INFO:tensorflow:Assets written to: /Users/idelic/projects/tf-serving-test/review-model-v1/model_checkpoint/assets


Epoch 3/4
Epoch 00003: val_loss improved from 0.56594 to 0.56443, saving model to /Users/idelic/projects/tf-serving-test/review-model-v1/model_checkpoint
INFO:tensorflow:Assets written to: /Users/idelic/projects/tf-serving-test/review-model-v1/model_checkpoint/assets


INFO:tensorflow:Assets written to: /Users/idelic/projects/tf-serving-test/review-model-v1/model_checkpoint/assets


Epoch 4/4
Epoch 00004: val_loss improved from 0.56443 to 0.56269, saving model to /Users/idelic/projects/tf-serving-test/review-model-v1/model_checkpoint




INFO:tensorflow:Assets written to: /Users/idelic/projects/tf-serving-test/review-model-v1/model_checkpoint/assets


INFO:tensorflow:Assets written to: /Users/idelic/projects/tf-serving-test/review-model-v1/model_checkpoint/assets






INFO:tensorflow:Assets written to: models/1624983773/assets


INFO:tensorflow:Assets written to: models/1624983773/assets


### 5: Test Model

#### Negative Review:

In [17]:
test_sentence = "tastes bad, did not like it"
model.predict([test_sentence])

array([[0.50390905, 0.20161174, 0.29447913]], dtype=float32)

#### Positive Review:

In [19]:
test_sentence = "amazing book, great read"
model.predict([test_sentence])

array([[0.00405166, 0.00360874, 0.9923396 ]], dtype=float32)

### 6: TensorFlow Serving with Docker

`docker pull tensorflow/serving`

`docker run -p 8500:8500 \
            -p 8501:8501 \
            --mount type=bind,\
            source=models/,\
            target=/models/nnlm \
            -e MODEL_NAME=nnlm \
            -t tensorflow/serving`

### 7: Setup a REST Client to perform Model Predictions

#### Perform Model Prediction

##### Support for gRPC and REST

- TensorFlow Serving supports
    - Remote Procedure Protocal (gRPC)
    - Representational State Transfer (REST)
- Consistent API structures
- Server supports both standards simultaneously
- Default ports:
    - RPC: 8500
    - REST: 8501

#### Predictions via REST

- Standard HTTP POST requests
- Response is a JSON body with the prediction
- Request from the default or specific model

Default URI scheme:

`http://{HOST}:{PORT}/v1/models/{MODEL_NAME}`

Specific model versions:

`http://{HOST}:{PORT}/v1/models/{MODEL_NAME}[/versions/{MODEL_VERSION}]:predict`

In [20]:
%%writefile tf_serving_rest_client.py
import json
import requests
import sys

def get_rest_url(model_name, host='127.0.0.1', port='8501', verb='predict', version=None):
    """ generate the URL path"""
    url = "http://{host}:{port}/v1/models/{model_name}".format(host=host, port=port, model_name=model_name)
    if version:
        url += 'versions/{version}'.format(version=version)
    url += ':{verb}'.format(verb=verb)
    return url


def get_model_prediction(model_input, model_name='nnlm', signature_name='serving_default'):
    """ no error handling at all, just poc"""

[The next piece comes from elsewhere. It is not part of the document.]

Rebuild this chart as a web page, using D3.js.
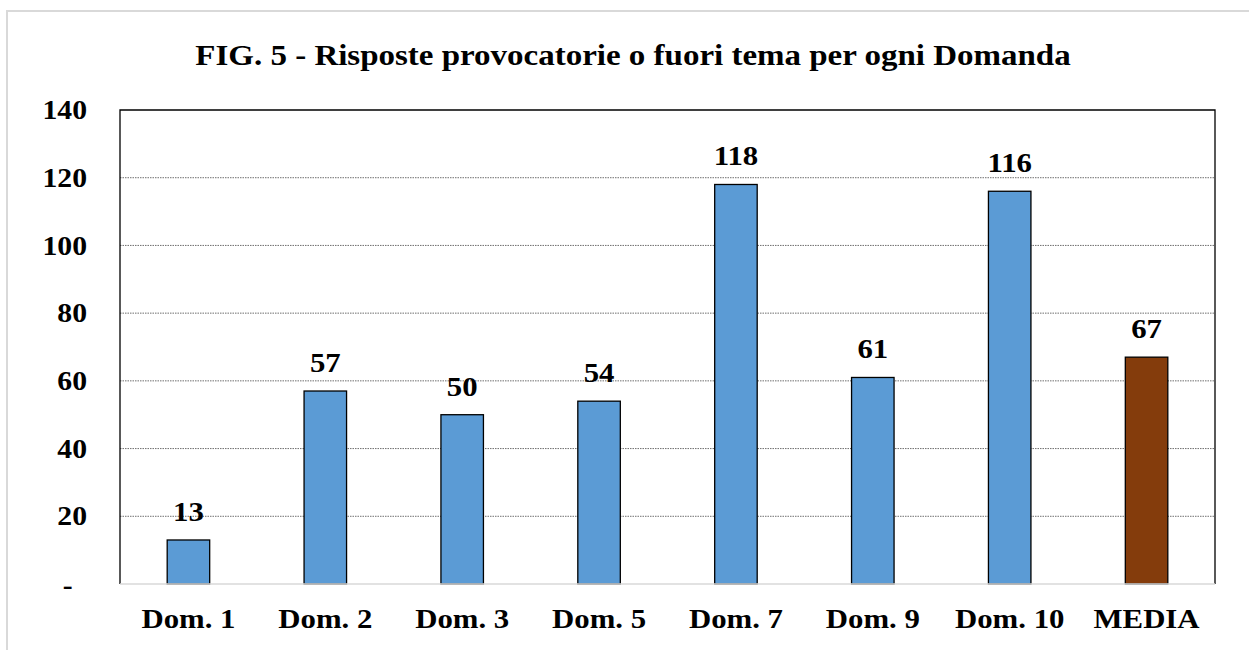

    url = get_rest_url(model_name)
    #In the row format, inputs are keyed to instances key in the JSON request.
    #When there is only one named input, specify the value of instances key to be the value of the input:
    data = {"instances": [model_input]}
    
    rv = requests.post(url, data=json.dumps(data))
    if rv.status_code != requests.codes.ok:
        rv.raise_for_status()
    
    return rv.json()['predictions']

if __name__ == '__main__':

    print("\nGenerate REST url ...")
    url = get_rest_url(model_name='nnlm')
    print(url)
    
    while True:
        print("\nEnter a review [:q for Quit]")
        if sys.version_info[0] <= 3:
            sentence = input()
        if sentence == ':q':
            break
        model_input = sentence
        model_prediction = get_model_prediction(model_input)
        print("The model predicted ...")
        print(model_prediction)

Overwriting tf_serving_rest_client.py


### 8: Setup a gRPC Client

Reference example: [https://github.com/tensorflow/serving/blob/master/tensorflow_serving/example/mnist_client.py](https://github.com/tensorflow/serving/blob/master/tensorflow_serving/example/mnist_client.py#L152)

#### Predictions via gRPC

More sophisticated client-server connections

- Prediction data has to be converted to the Protobuf format
- Request types have designated types, e.g. float, int, bytes
- Payloads need to be converted to base64
- Connect to the server via gRPC stubs

#### gRPC vs REST: When to use which API standard

- Rest is easy to implement and debug
- RPC is more network efficient, smaller payloads
- RPC can provide much faster inferences!
- Mino-batching